Поздно вечером по местному телевидению выступает губернатор С. М. Ахсан, на этом посту он всего около трех месяцев. Он выражает соболезнование семьям пострадавших и заверяет, что власти накажут зачинщиков убийств и погромов. Трагедия, разыгравшаяся на улицах города, добавляет губернатор, лишний раз убеждает в необходимости сохранения в стране военного положения.
Вслед за ним на экранах телевизоров появляется лидер местной организации «Джамаат-и ислами» проф. Гулам Азам. Оказывается, ему уже известно, кто организовал братоубийственное побоище. Это коммунисты, пробравшиеся в «Авами лиг» и Национальную народную партию. Это индийские и советские агенты, наводнившие Пакистан, враги ислама. Он призывает население разоблачать подрывные элементы и доносить обо всех подозрительных лицах службе безопасности.
В эту же ночь полиция проводит массовые облавы в Дакке, совершает налеты на редакции газет «Сангбад», «Иттефак» и «Пурбодеш». Задержаны в основном активисты прогрессивных организаций, журналисты и деятели культуры, абсолютно не причастные к событиям. Полицейские наведывались даже в дома Ахмад Джасимуддина и Бегум Суфии Камал.
Руководители организаций, в адрес которых сделал клеветнические выпады лидер «Джамаат-и ислами», возмутились. Они посылают представителей к нему, чтобы выяснить, на каких фактах джамаатовец основывал свое выступление. Приезжают к нему домой. У ворот солдатский патруль. Самого хозяина дома нет. Улетел по каким-то делам в Лахор. Представители едут на телевидение и радио, встречаются с людьми, отвечающими за передачи. Они требуют разъяснения по поводу заявления Гулам Азама.
— В своем выступлении лидер «Джамаат-и ислами», — заявляют им, — высказал личную точку зрения, за которую ни радио, ни телевидение не несут ответственности.
— Тогда позвольте нам тоже сделать личное заявление.

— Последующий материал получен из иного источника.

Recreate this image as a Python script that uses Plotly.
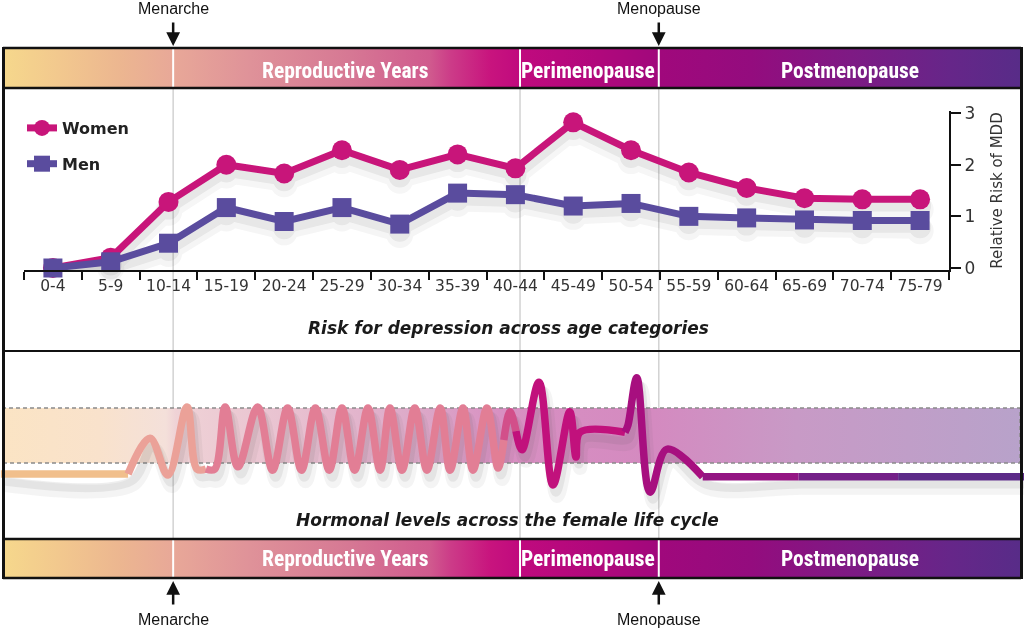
import plotly.graph_objects as go

W, H = 1024, 630

# ---------------- data ----------------
age_groups = ["0-4", "5-9", "10-14", "15-19", "20-24", "25-29", "30-34", "35-39",
              "40-44", "45-49", "50-54", "55-59", "60-64", "65-69", "70-74", "75-79"]
women_risk = [0.0, 0.20, 1.28, 2.00, 1.83, 2.28, 1.90, 2.20, 1.93, 2.82, 2.28, 1.85, 1.55, 1.35, 1.33, 1.33]
men_risk = [0.0, 0.12, 0.48, 1.17, 0.90, 1.17, 0.85, 1.45, 1.42, 1.20, 1.25, 1.00, 0.97, 0.93, 0.92, 0.92]
risk_ticks = [0, 1, 2, 3]

# life-cycle milestones (age, years)
menarche_age = 12.9
perimenopause_age = 42.9
menopause_age = 54.9
phase_names = ["Reproductive Years", "Perimenopause", "Postmenopause"]
phase_label_age = [27.8, 48.8, 71.4]

# schematic hormone curve: key points (age, relative level)
hormone_age = [-2.0, 9.0, 10.9, 12.45, 14.1, 14.96, 15.74, 16.5, 17.4, 18.5, 20.2, 21.5, 22.8, 24.0,
               25.2, 26.4, 27.5, 28.6, 29.75, 30.8, 31.65, 32.7, 33.8, 34.85, 36.0, 36.85, 37.97,
               38.83, 40.04, 41.0, 41.5, 42.03, 42.55, 43.07, 44.54, 45.75, 47.2, 47.74, 48.09,
               51.98, 52.24, 53.0, 54.14, 55.6, 58.7, 67.0, 75.6, 86.5]
hormone_level = [0.80, 0.80, 1.45, 0.78, 2.02, 0.89, 0.89, 0.89, 2.02, 0.93, 2.02, 0.87, 2.0, 0.87,
                 2.0, 0.87, 2.0, 0.87, 2.0, 0.87, 2.0, 0.87, 2.0, 0.87, 2.0, 0.87, 2.0,
                 0.87, 2.0, 0.91, 1.42, 1.93, 1.58, 1.24, 2.47, 0.60, 1.93, 1.11, 1.56,
                 1.56, 1.69, 2.55, 0.47, 1.25, 0.75, 0.75, 0.75, 0.75]
normal_range = [1.0, 2.0]
# colour pieces of the hormone curve: (first index, last index, colour, shape)
hormone_pieces = [(0, 1, "#f1bf8c", "linear"), (1, 6, "#eba198", "spline"),
                  (6, 30, "#e27e95", "spline"), (30, 32, "#d24f8a", "spline"),
                  (32, 39, "#c1117c", "spline"), (39, 44, "#a70f7f", "spline"),
                  (44, 45, "#941583", "linear"), (45, 46, "#742088", "linear"),
                  (46, 47, "#5c2a88", "linear")]

band_scale = [[0.0, "#f6d88c"], [0.056, "#f2c88e"], [0.115, "#ecb690"], [0.167, "#e8a898"],
              [0.243, "#df9299"], [0.341, "#d67894"], [0.42, "#d05a8e"], [0.44, "#cc3c88"],
              [0.479, "#c8147e"], [0.508, "#c00a7e"], [0.587, "#b0087c"], [0.646, "#a0087c"],
              [0.735, "#940c7e"], [0.833, "#7e1a84"], [0.931, "#662689"], [1.0, "#582c88"]]
normal_scale = [[0.0, "#fbe4c4"], [0.095, "#f9e2cc"], [0.16, "#f4e0da"], [0.17, "#efd2d6"],
                [0.29, "#e8c0d0"], [0.41, "#dca8c8"], [0.49, "#d890c2"], [0.64, "#d48ac0"],
                [0.78, "#c89ac6"], [1.0, "#b8a2ca"]]

WOMEN_C = "#c8157a"
MEN_C = "#5a4c9e"
FONT = "'DejaVu Sans', sans-serif"
BAND_FONT = "'Roboto Condensed', Roboto, sans-serif"
LABEL_FONT = "'Liberation Sans', Arial, sans-serif"

# pixel helpers for layout placement
def py(p):
    return 1 - p / H

def px(p):
    return p / W

px_per_year = 925 / 80.0
age_lo = -24 / px_per_year
age_hi = 1000 / px_per_year
frame_l = (3 - 24) / px_per_year
frame_r = (1020 - 24) / px_per_year

fig = go.Figure()

# ---------------- phase bands ----------------
for yax in ["y3", "y4"]:
    fig.add_trace(go.Scatter(
        x=[frame_l, frame_r, frame_r, frame_l, frame_l], y=[0, 0, 1, 1, 0],
        xaxis="x2", yaxis=yax, mode="lines", line=dict(width=0), fill="toself",
        fillgradient=dict(type="horizontal", colorscale=band_scale),
        hoverinfo="skip", showlegend=False))

# ---------------- hormone panel ----------------
fig.add_trace(go.Scatter(
    x=[frame_l, frame_r, frame_r, frame_l, frame_l],
    y=[normal_range[0], normal_range[0], normal_range[1], normal_range[1], normal_range[0]],
    xaxis="x2", yaxis="y2", mode="lines",
    line=dict(color="#8a8a8a", width=1.5, dash="4px,3px"), fill="toself",
    fillgradient=dict(type="horizontal", colorscale=normal_scale),
    hoverinfo="skip", showlegend=False))

for dx, dy, wd, op in [(0.35, 0.20, 14, 0.06), (0.25, 0.13, 9, 0.09)]:
    fig.add_trace(go.Scatter(
        x=[a + dx for a in hormone_age], y=[v - dy for v in hormone_level],
        xaxis="x2", yaxis="y2", mode="lines",
        line=dict(color="#505050", width=wd, shape="spline"), opacity=op,
        hoverinfo="skip", showlegend=False, cliponaxis=False))

for i0, i1, col, shp in hormone_pieces:
    fig.add_trace(go.Scatter(
        x=hormone_age[i0:i1 + 1], y=hormone_level[i0:i1 + 1],
        xaxis="x2", yaxis="y2", mode="lines",
        line=dict(color=col, width=7.5, shape=shp),
        hoverinfo="skip", showlegend=False, cliponaxis=False))

# ---------------- risk chart ----------------
for vals in [women_risk, men_risk]:
    for dy, wd, ms, op in [(0.20, 16, 27, 0.05), (0.13, 11, 22, 0.08)]:
        fig.add_trace(go.Scatter(
            x=age_groups, y=[v - dy for v in vals], mode="lines+markers",
            line=dict(color="#404040", width=wd), marker=dict(size=ms, color="#404040"),
            opacity=op, hoverinfo="skip", showlegend=False, cliponaxis=False))

fig.add_trace(go.Scatter(
    x=age_groups, y=women_risk, name="Women", mode="lines+markers",
    line=dict(color=WOMEN_C, width=7), marker=dict(symbol="circle", size=20, color=WOMEN_C),
    legendgroup="w", legendrank=1, cliponaxis=False))
fig.add_trace(go.Scatter(
    x=age_groups, y=men_risk, name="Men", mode="lines+markers",
    line=dict(color=MEN_C, width=7), marker=dict(symbol="square", size=19, color=MEN_C),
    legendgroup="m", legendrank=2, cliponaxis=False))

# ---------------- shapes ----------------
shapes = []
for a in [menarche_age, perimenopause_age, menopause_age]:
    shapes.append(dict(type="line", xref="x2", yref="paper", x0=a, x1=a, y0=py(539), y1=py(88),
                       line=dict(color="#d2d2d2", width=1.5), layer="below"))
    for t, b in [(48, 88), (539, 578)]:
        shapes.append(dict(type="line", xref="x2", yref="paper", x0=a, x1=a, y0=py(b), y1=py(t),
                           line=dict(color="white", width=2), layer="above"))
for yy, w in [(48, 2.5), (88, 2.5), (351, 2), (539, 2.5), (578, 2.5)]:
    shapes.append(dict(type="line", xref="paper", yref="paper", x0=px(3), x1=px(1021),
                       y0=py(yy), y1=py(yy), line=dict(color="#111", width=w), layer="above"))
for xx in [3.5, 1021.5]:
    shapes.append(dict(type="line", xref="paper", yref="paper", x0=px(xx), x1=px(xx),
                       y0=py(579), y1=py(47), line=dict(color="#111", width=3), layer="above"))

# ---------------- annotations ----------------
ann = []
for name, a in zip(phase_names, phase_label_age):
    for yax, yy in [("y3", 0.44), ("y4", 0.5)]:
        ann.append(dict(x=a, y=yy, xref="x2", yref=yax, text=name, showarrow=False,
                        xanchor="center", yanchor="middle",
                        font=dict(family=BAND_FONT, size=21.5, color="white", weight="bold")))
for name, a in [("Menarche", menarche_age), ("Menopause", menopause_age)]:
    for yy in [9, 619]:
        ann.append(dict(x=a, y=py(yy), xref="x2", yref="paper", text=name, showarrow=False,
                        xanchor="center", yanchor="middle",
                        font=dict(family=LABEL_FONT, size=16, color="#111")))
    ann.append(dict(x=a, y=py(46), xref="x2", yref="paper", text="", showarrow=True,
                    ax=0, ay=-25, arrowhead=2, arrowsize=1.1, arrowwidth=2.5, arrowcolor="#111"))
    ann.append(dict(x=a, y=py(581), xref="x2", yref="paper", text="", showarrow=True,
                    ax=0, ay=25, arrowhead=2, arrowsize=1.1, arrowwidth=2.5, arrowcolor="#111"))
ann.append(dict(x=px(508), y=py(328), xref="paper", yref="paper", showarrow=False,
                xanchor="center", yanchor="middle",
                text="Risk for depression across age categories",
                font=dict(family=FONT, size=17, color="#1a1a1a", weight="bold", style="italic")))
ann.append(dict(x=px(507), y=py(520), xref="paper", yref="paper", showarrow=False,
                xanchor="center", yanchor="middle",
                text="Hormonal levels across the female life cycle",
                font=dict(family=FONT, size=17, color="#1a1a1a", weight="bold", style="italic")))

fig.update_layout(
    width=W, height=H, margin=dict(l=0, r=0, t=0, b=0, pad=0),
    paper_bgcolor="white", plot_bgcolor="rgba(0,0,0,0)",
    font=dict(family=FONT, color="#333"),
    showlegend=True,
    legend=dict(x=px(22), y=py(111), xanchor="left", yanchor="top", bgcolor="rgba(0,0,0,0)",
                font=dict(family=FONT, size=16, color="#222", weight="bold"), tracegroupgap=12),
    xaxis=dict(type="category", domain=[px(24), px(949)], range=[-0.5, 15.5], anchor="y",
               tickson="boundaries", ticks="outside", ticklen=8, tickwidth=2, tickcolor="#111",
               showline=True, linecolor="#111", linewidth=2, showgrid=False, automargin=False,
               tickfont=dict(family=FONT, size=15.5, color="#333"), fixedrange=True),
    yaxis=dict(domain=[py(270), py(111)], range=[-2 / 51.7, 3.04], anchor="x", side="right",
               tickvals=risk_ticks, ticks="outside", ticklen=10, tickwidth=2, tickcolor="#111",
               showline=True, linecolor="#111", linewidth=2, showgrid=False, zeroline=False,
               automargin=False, tickfont=dict(family=FONT, size=17, color="#333"),
               title=dict(text="Relative Risk of MDD", font=dict(family=FONT, size=15, color="#333"),
                          standoff=17)),
    xaxis2=dict(domain=[0, 1], range=[age_lo, age_hi], anchor="y2", visible=False, automargin=False),
    yaxis2=dict(domain=[py(539), py(351)], range=[1 - 76 / 55, 2 + 57 / 55], anchor="x2",
                visible=False, automargin=False),
    yaxis3=dict(domain=[py(88), py(48)], range=[0, 1], anchor="x2", visible=False, automargin=False),
    yaxis4=dict(domain=[py(578), py(539)], range=[0, 1], anchor="x2", visible=False, automargin=False),
    shapes=shapes, annotations=ann,
)

fig.write_html("out.html")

— Это невозможно. Ваше заявление сейчас просто неуместно. Оно разбередит раны людей, а это может вновь вызвать беспорядки.

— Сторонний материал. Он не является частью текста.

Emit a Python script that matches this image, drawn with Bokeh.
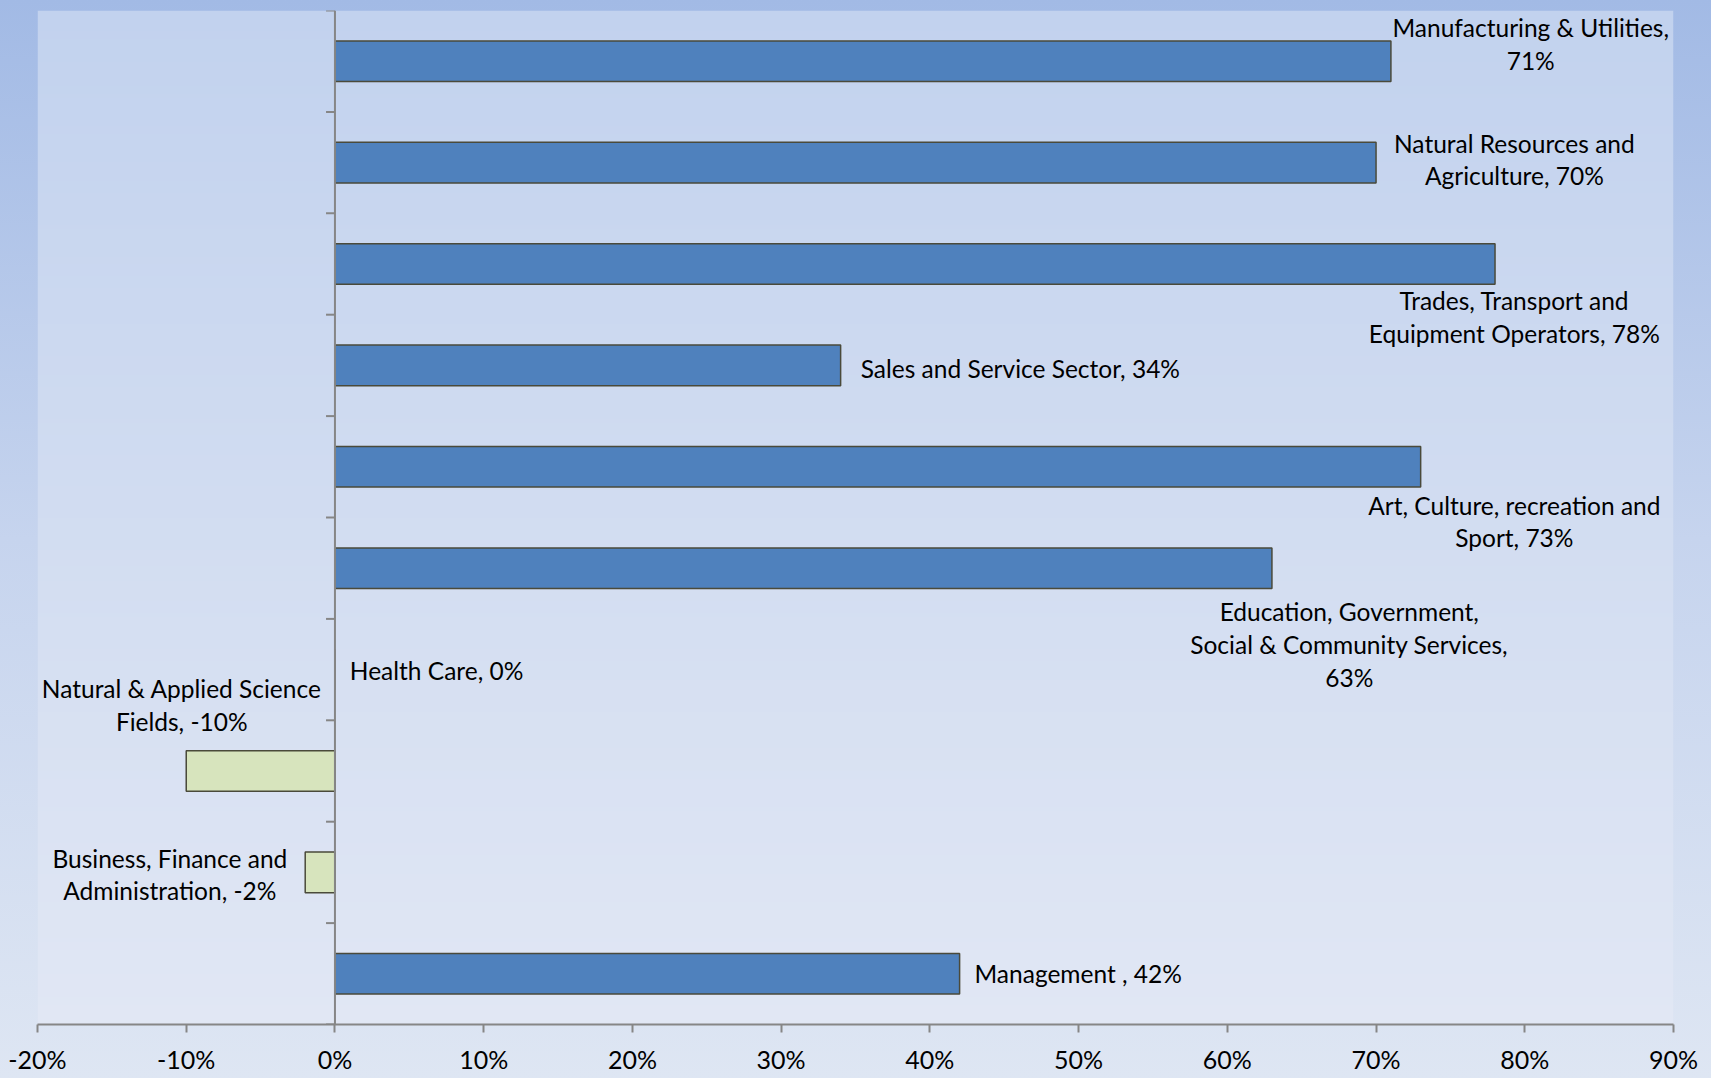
import numpy as np
from bokeh.plotting import figure
from bokeh.models import FixedTicker, PrintfTickFormatter, ColumnDataSource
from bokeh.core.properties import value
from bokeh.embed import file_html
from bokeh.resources import INLINE

# ---- data (bottom to top) ----
categories = [
    "Management",
    "Business, Finance and Administration",
    "Natural & Applied Science Fields",
    "Health Care",
    "Education, Government, Social & Community Services",
    "Art, Culture, recreation and Sport",
    "Sales and Service Sector",
    "Trades, Transport and Equipment Operators",
    "Natural Resources and Agriculture",
    "Manufacturing & Utilities",
]
values = [42, -2, -10, 0, 63, 73, 34, 78, 70, 71]

label_texts = [
    "Management , 42%",
    "Business, Finance and\nAdministration, -2%",
    "Natural & Applied Science\nFields, -10%",
    "Health Care, 0%",
    "Education, Government,\nSocial & Community Services,\n63%",
    "Art, Culture, recreation and\nSport, 73%",
    "Sales and Service Sector, 34%",
    "Trades, Transport and\nEquipment Operators, 78%",
    "Natural Resources and\nAgriculture, 70%",
    "Manufacturing & Utilities,\n71%",
]
# label anchor placement (data units), alignment
label_x = [43.0, -11.1, -10.3, 1.0, 68.2, 79.3, 35.35, 79.3, 79.3, 80.4]
label_y = [0.0, 0.98, 2.65, 2.99, 3.246, 4.46, 5.97, 6.48, 8.03, 9.17]
label_align = ["left", "center", "center", "left", "center", "center", "left", "center", "center", "center"]

x_ticks = [-20, -10, 0, 10, 20, 30, 40, 50, 60, 70, 80, 90]

FONT = "Lato"
POS_COLOR = "#4F81BD"
NEG_COLOR = "#D7E4BD"
OUTLINE = "#4a4a3a"
AXIS_COLOR = "#868686"

ypos = list(range(len(categories)))
colors = [POS_COLOR if v > 0 else NEG_COLOR for v in values]

p = figure(
    width=1711, height=1078,
    x_range=(-20, 90), y_range=(-0.5, len(categories) - 0.5),
    output_backend="svg", toolbar_location=None,
    y_axis_location=None,
    min_border_left=37, min_border_right=38, min_border_top=10, min_border_bottom=54,
    styles={"background": "linear-gradient(to bottom, #A2BAE5 0%, #C6D4EE 50%, #DEE6F3 100%)"},
)
p.border_fill_alpha = 0
p.background_fill_alpha = 0
p.outline_line_color = None
p.grid.visible = False

# plot-area gradient background
N = 256
t = np.linspace(0, 1, N)  # 0 bottom -> 1 top
bot = np.array([0xE1, 0xE7, 0xF4])
top = np.array([0xC2, 0xD2, 0xEE])
img = np.empty((N, 1), dtype=np.uint32)
view = img.view(dtype=np.uint8).reshape((N, 1, 4))
for i in range(3):
    view[:, 0, i] = np.round(bot[i] + (top[i] - bot[i]) * t).astype(np.uint8)
view[:, 0, 3] = 255
p.image_rgba(image=[img], x=-20, y=-0.5, dw=110, dh=len(categories))

src = ColumnDataSource(dict(y=ypos, v=values, c=colors, cat=categories))
p.hbar(y="y", left=0, right="v", height=0.4, source=src,
       fill_color="c", line_color=OUTLINE, line_width=1.5)

# category axis at x = 0 with boundary ticks
bounds = [k - 0.5 for k in range(len(categories) + 1)]
p.segment(x0=[0], y0=[-0.5], x1=[0], y1=[len(categories) - 0.5],
          line_color=AXIS_COLOR, line_width=2)
p.segment(x0=[0] * len(bounds), y0=bounds, x1=[-0.6] * len(bounds), y1=bounds,
          line_color=AXIS_COLOR, line_width=2)

lsrc = ColumnDataSource(dict(x=label_x, y=label_y, t=label_texts, a=label_align))
p.text(x="x", y="y", text="t", text_align="a", text_baseline="middle", source=lsrc,
       text_font=value(FONT), text_font_size="24.5px", text_color="#000000",
       text_line_height=1.13)

ax = p.xaxis[0]
ax.ticker = FixedTicker(ticks=x_ticks)
ax.formatter = PrintfTickFormatter(format="%d%%")
ax.axis_line_color = AXIS_COLOR
ax.axis_line_width = 2
ax.major_tick_line_color = AXIS_COLOR
ax.major_tick_line_width = 2
ax.major_tick_out = 8
ax.major_tick_in = 0
ax.minor_tick_line_color = None
ax.major_label_text_font = FONT
ax.major_label_text_font_size = "25px"
ax.major_label_text_color = "#000000"
ax.major_label_standoff = 11

open("out.html", "w").write(file_html(p, INLINE))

…Настало время отлета в Карачи. Я заехал попрощаться с Суфией Камал. На веранде, куда она меня провела, сидели ее друзья — художник Зейнул Абедин и редактор «Сангбада» Ахмадулла Кабир. Дакка все еще находилась под впечатлением разыгравшейся трагедии. Собеседники говорили о политической обстановке в провинции и в городе, о том, что подобного рода провокации устраиваются экстремистами и отдельными маоистскими группами с целью создания «революционной ситуации». Власти же используют столкновения для усиления репрессий против национально-патриотических организаций.
Суфия Камал сказала:
— Случившаяся трагедия осложнила подготовку к празднованию Великого Октября, которую начало Общество дружбы. Тем не менее пусть с опозданием, но эта замечательная годовщина будет отмечена в Дакке и в других городах провинции.
Делясь планами на будущее, она рассказала и о том, что общественные организации готовятся к празднованию столетия со дня рождения Владимира Ильича Ленина. Предполагается создать в провинции юбилейный комитет, в который войдут представители различных политических, общественных и профсоюзных организаций.
— Когда все станет ясным, — сказала она, — то обязательно дадим знать вам в Карачи и советскому посольству в Исламабад. Мы хотим, чтобы на праздновании вместе с нами были и советские люди.
…Карачи. Конец декабря 1969 г. Моросит мелкий дождь. Ветер обрывает с деревьев листья, шумит в пальмовых кронах. Вообще декабрь — месяц капризный и промозглый. Но в этом году добавился еще и холод, принесенный ветрами из пустынь Белуджистана. По ночам температура опускается до +6°. В этих местах, где помещения не отапливаются, а полы каменные, холодно.
Тяжко переносит непогоду рабочий люд, их семьи, живущие на рабочих окраинах Коранги, Лари, Назимабад, где крышей служит подчас навес из гофрированного железа. Надевают на себя все, что есть теплого: простыни, одеяла, шарфы. В воздухе стоит запах кизяка, жженой бумаги, едкий дым стелется над крышами.
Полицейские машины, объезжающие по утрам город, подбирают нередко с улиц трупы. Это нищие и бездомные, истощенные от постоянного недоедания и болезней, не выдерживают холодов.